The Saskatchewan Water Security Agency and the Ministry of Health are warning against swimming in or drinking from waterways that have blue-green algae blooming.

Both agencies say that lakes across the province, including in the Lloydminster area, could be at risk of developing these algae blooms. While Saskatchewan has not had to close any lakes or send out any water advisories, they say people should be aware of what this algae looks like and its risks.

Blue-green algae often forms during calm, hot weather in lakes and reservoirs with shallow, slow-moving or still water that has sufficient nutrients. It can appear foamy or soupy and are usually a shimmering blue, green, grey or tan colour. Algae blooms typically last up to three weeks and can be pushed around the lake or reservoir by the wind.

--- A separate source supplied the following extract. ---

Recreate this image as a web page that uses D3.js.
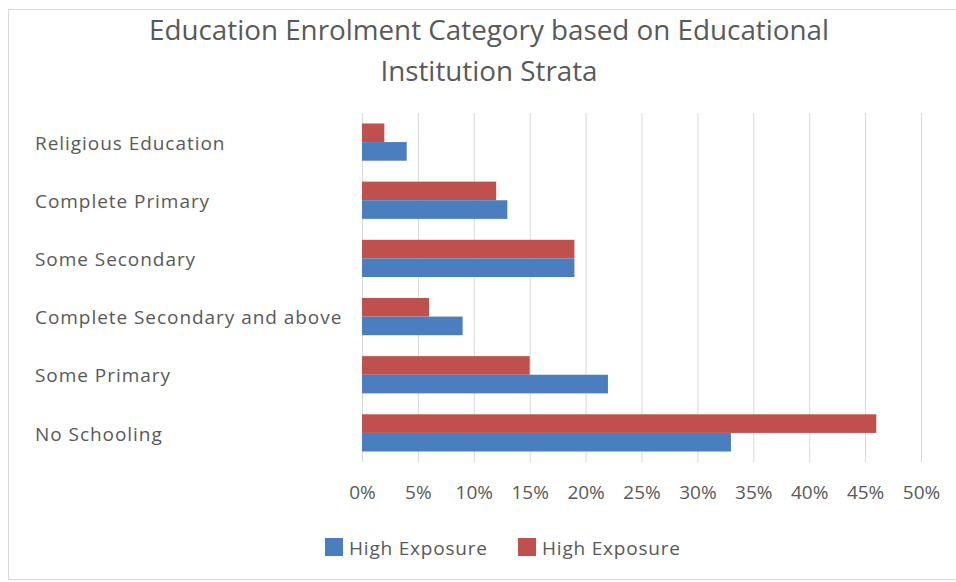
<!DOCTYPE html>
<html>
<head>
<meta charset="utf-8">
<script src="https://cdn.jsdelivr.net/npm/d3@7"></script>
<style>
  html, body { margin: 0; padding: 0; background: #fff; }
  svg { display: block; }
  text { font-family: "Open Sans", "Noto Sans", sans-serif; fill: #595959; }
</style>
</head>
<body>
<svg id="chart" width="956" height="582"></svg>
<script>
// Categories, top to bottom
const categories = [
  "Religious Education",
  "Complete Primary",
  "Some Secondary",
  "Complete Secondary and above",
  "Some Primary",
  "No Schooling"
];
// Series values (percent)
const blueValues = [4, 13, 19, 9, 22, 33];
const redValues  = [2, 12, 19, 6, 15, 46];
const seriesNames = ["High Exposure", "High Exposure"];
const tickValues = [0, 5, 10, 15, 20, 25, 30, 35, 40, 45, 50];
const titleLines = ["Education Enrolment Category based on Educational", "Institution Strata"];

const BLUE = "#4a7ebf";
const RED = "#c0504d";

const svg = d3.select("#chart");

// outer chart frame
svg.append("rect")
  .attr("x", 8.5).attr("y", 9.5)
  .attr("width", 960).attr("height", 570)
  .attr("fill", "#fff")
  .attr("stroke", "#d9d9d9").attr("stroke-width", 1);

// title
svg.append("g").selectAll("text")
  .data(titleLines).join("text")
  .attr("x", 489)
  .attr("y", (d, i) => 40 + i * 41)
  .attr("text-anchor", "middle")
  .attr("font-size", 27.8)
  .text(d => d);

const x = d3.scaleLinear().domain([0, 50]).range([362, 921]);
const y = d3.scaleBand().domain(categories).range([113, 462])
  .paddingInner(0.36).paddingOuter(0.18);
const sub = d3.scaleBand().domain(["red", "blue"]).range([0, y.bandwidth()]);

// vertical gridlines
svg.append("g").selectAll("line")
  .data(tickValues).join("line")
  .attr("x1", d => x(d) + 0.5).attr("x2", d => x(d) + 0.5)
  .attr("y1", 113).attr("y2", 462)
  .attr("stroke", "#d9d9d9").attr("stroke-width", 1);

// x tick labels
const xAxis = d3.axisBottom(x).tickValues(tickValues).tickFormat(d => d + "%").tickSize(0).tickPadding(0);
const gx = svg.append("g").attr("transform", "translate(0,492)").call(xAxis);
gx.select(".domain").remove();
gx.selectAll("text")
  .attr("font-size", 19)
  .attr("font-family", null)
  .attr("fill", "#595959")
  .attr("dy", "0.35em");

// category labels
svg.append("g").selectAll("text")
  .data(categories).join("text")
  .attr("x", 35)
  .attr("y", d => y(d) + y.bandwidth() / 2 + 1)
  .attr("dy", "0.35em")
  .attr("font-size", 19)
  .attr("letter-spacing", 0.95)
  .text(d => d);

// bars
const rows = categories.map((c, i) => ({ c, red: redValues[i], blue: blueValues[i] }));
const groups = svg.append("g").selectAll("g")
  .data(rows).join("g")
  .attr("transform", d => `translate(0,${y(d.c)})`);

groups.append("rect")
  .attr("x", x(0))
  .attr("y", sub("red"))
  .attr("width", d => x(d.red) - x(0))
  .attr("height", sub.bandwidth())
  .attr("fill", RED);

groups.append("rect")
  .attr("x", x(0))
  .attr("y", sub("blue"))
  .attr("width", d => x(d.blue) - x(0))
  .attr("height", sub.bandwidth())
  .attr("fill", BLUE);

// legend
const legend = [
  { name: seriesNames[0], color: BLUE, x: 325 },
  { name: seriesNames[1], color: RED, x: 518 }
];
const lg = svg.append("g").selectAll("g")
  .data(legend).join("g")
  .attr("transform", d => `translate(${d.x},538)`);
lg.append("rect").attr("width", 18).attr("height", 18).attr("fill", d => d.color);
lg.append("text")
  .attr("x", 24).attr("y", 10).attr("dy", "0.35em")
  .attr("font-size", 19)
  .attr("letter-spacing", 0.8)
  .text(d => d.name);
</script>
</body>
</html>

Swimming in or drinking this algae-bloom affected water can cause red skin, sore throat, cramps or diarrhoea. In addition, pets, especially dogs, are particularly vulnerable to cyanobacteria, the bacteria in these algae blooms. 

Cyanobacteria can also form in many organs, including the skin, of fish. It’s recommended that people keep their consumption of fish organs to a minimum. The WSA says studies have shown this bacteria is not likely to accumulate in fish flesh at levels high enough to be hazardous, and correctly gutted and filleted fish will pose minimal to no risk when eaten by humans. 

The Government of Saskatchewan’s Healthy Beaches program monitors waterways across the province for blue-green algae, with test results posted online weekly from July to September.

Blue green algae formation. [Govt. of Sask, supplied]

Visitors can check online for blue-green algae advisories, but because this isn’t always instantly updated, beachgoers should follow all posted signs.